==== Collected data

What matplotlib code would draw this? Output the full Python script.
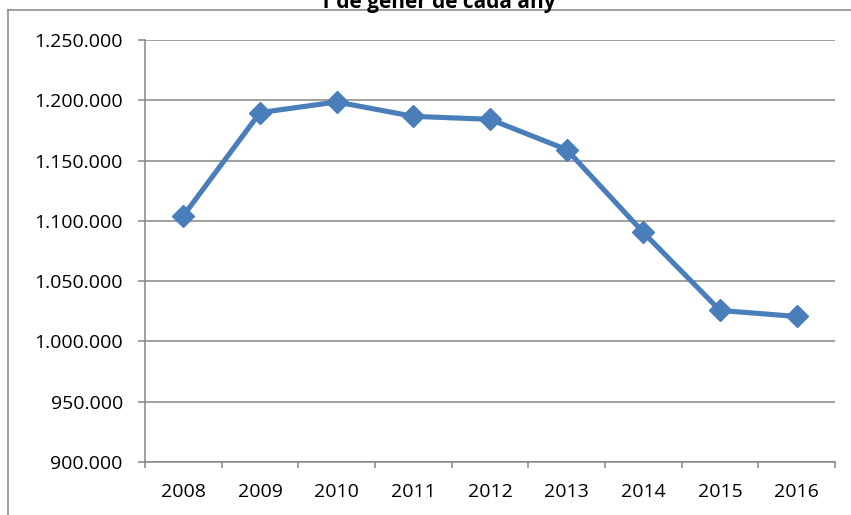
import matplotlib.pyplot as plt
from matplotlib.lines import Line2D
from matplotlib.ticker import FuncFormatter

plt.rcParams['font.family'] = ['Open Sans', 'DejaVu Sans']

# Data
years = ['2008', '2009', '2010', '2011', '2012', '2013', '2014', '2015', '2016']
values = [1104200, 1189800, 1198600, 1186700, 1184200, 1159100, 1090400, 1025700, 1020700]
y_ticks = [900000, 950000, 1000000, 1050000, 1100000, 1150000, 1200000, 1250000]

line_color = '#4A7EBB'
grid_color = '#868686'

fig = plt.figure(figsize=(8.51, 5.15), dpi=100)
ax = fig.add_axes([145 / 851, 53 / 515, 690 / 851, 422 / 515])

x = list(range(len(years)))
ax.plot(x, values, color=line_color, linewidth=3.7, marker='D', markersize=11,
        markeredgecolor=line_color, markerfacecolor=line_color, zorder=3)

ax.set_xlim(-0.5, len(years) - 0.5)
ax.set_ylim(900000, 1250000)
ax.set_yticks(y_ticks)
ax.yaxis.set_major_formatter(FuncFormatter(lambda v, p: f'{int(v):,}'.replace(',', '.')))

# category ticks sit between the labels, like Excel
ax.set_xticks([i - 0.5 for i in range(len(years) + 1)])
ax.set_xticklabels([])
ax.set_xticks(x, minor=True)
ax.set_xticklabels(years, minor=True)
ax.tick_params(axis='x', which='minor', length=0, pad=15, labelsize=14)
ax.tick_params(axis='x', which='major', length=4, width=1.1, color=grid_color)
ax.tick_params(axis='y', length=5, width=1.1, color=grid_color, pad=11, labelsize=14)

ax.grid(axis='y', color=grid_color, linewidth=1.1)
ax.set_axisbelow(True)
for side in ['top', 'right']:
    ax.spines[side].set_visible(False)
for side in ['left', 'bottom']:
    ax.spines[side].set_color(grid_color)
    ax.spines[side].set_linewidth(1.1)

# outer chart border (top and left visible in the crop)
fig.add_artist(Line2D([8 / 851, 8 / 851], [0, 1 - 10 / 515], color=grid_color, linewidth=1.1,
                      transform=fig.transFigure))
fig.add_artist(Line2D([8 / 851, 1], [1 - 10 / 515, 1 - 10 / 515], color=grid_color, linewidth=1.1,
                      transform=fig.transFigure))

# title, cut off at the top edge as in the source
fig.text(437 / 851, 1 - 8 / 515, '1 de gener de cada any', ha='center', va='baseline',
         fontsize=15, fontweight='bold')

fig.savefig('out.png', dpi=100)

========

» **Exercise**:
Give back the whole listing as it stands, minus its pictures.

» **Result**:
What matplotlib code would draw this? Output the full Python script.
import matplotlib.pyplot as plt
from matplotlib.lines import Line2D
from matplotlib.ticker import FuncFormatter

plt.rcParams['font.family'] = ['Open Sans', 'DejaVu Sans']

# Data
years = ['2008', '2009', '2010', '2011', '2012', '2013', '2014', '2015', '2016']
values = [1104200, 1189800, 1198600, 1186700, 1184200, 1159100, 1090400, 1025700, 1020700]
y_ticks = [900000, 950000, 1000000, 1050000, 1100000, 1150000, 1200000, 1250000]

line_color = '#4A7EBB'
grid_color = '#868686'

fig = plt.figure(figsize=(8.51, 5.15), dpi=100)
ax = fig.add_axes([145 / 851, 53 / 515, 690 / 851, 422 / 515])

x = list(range(len(years)))
ax.plot(x, values, color=line_color, linewidth=3.7, marker='D', markersize=11,
        markeredgecolor=line_color, markerfacecolor=line_color, zorder=3)

ax.set_xlim(-0.5, len(years) - 0.5)
ax.set_ylim(900000, 1250000)
ax.set_yticks(y_ticks)
ax.yaxis.set_major_formatter(FuncFormatter(lambda v, p: f'{int(v):,}'.replace(',', '.')))

# category ticks sit between the labels, like Excel
ax.set_xticks([i - 0.5 for i in range(len(years) + 1)])
ax.set_xticklabels([])
ax.set_xticks(x, minor=True)
ax.set_xticklabels(years, minor=True)
ax.tick_params(axis='x', which='minor', length=0, pad=15, labelsize=14)
ax.tick_params(axis='x', which='major', length=4, width=1.1, color=grid_color)
ax.tick_params(axis='y', length=5, width=1.1, color=grid_color, pad=11, labelsize=14)

ax.grid(axis='y', color=grid_color, linewidth=1.1)
ax.set_axisbelow(True)
for side in ['top', 'right']:
    ax.spines[side].set_visible(False)
for side in ['left', 'bottom']:
    ax.spines[side].set_color(grid_color)
    ax.spines[side].set_linewidth(1.1)

# outer chart border (top and left visible in the crop)
fig.add_artist(Line2D([8 / 851, 8 / 851], [0, 1 - 10 / 515], color=grid_color, linewidth=1.1,
                      transform=fig.transFigure))
fig.add_artist(Line2D([8 / 851, 1], [1 - 10 / 515, 1 - 10 / 515], color=grid_color, linewidth=1.1,
                      transform=fig.transFigure))

# title, cut off at the top edge as in the source
fig.text(437 / 851, 1 - 8 / 515, '1 de gener de cada any', ha='center', va='baseline',
         fontsize=15, fontweight='bold')

fig.savefig('out.png', dpi=100)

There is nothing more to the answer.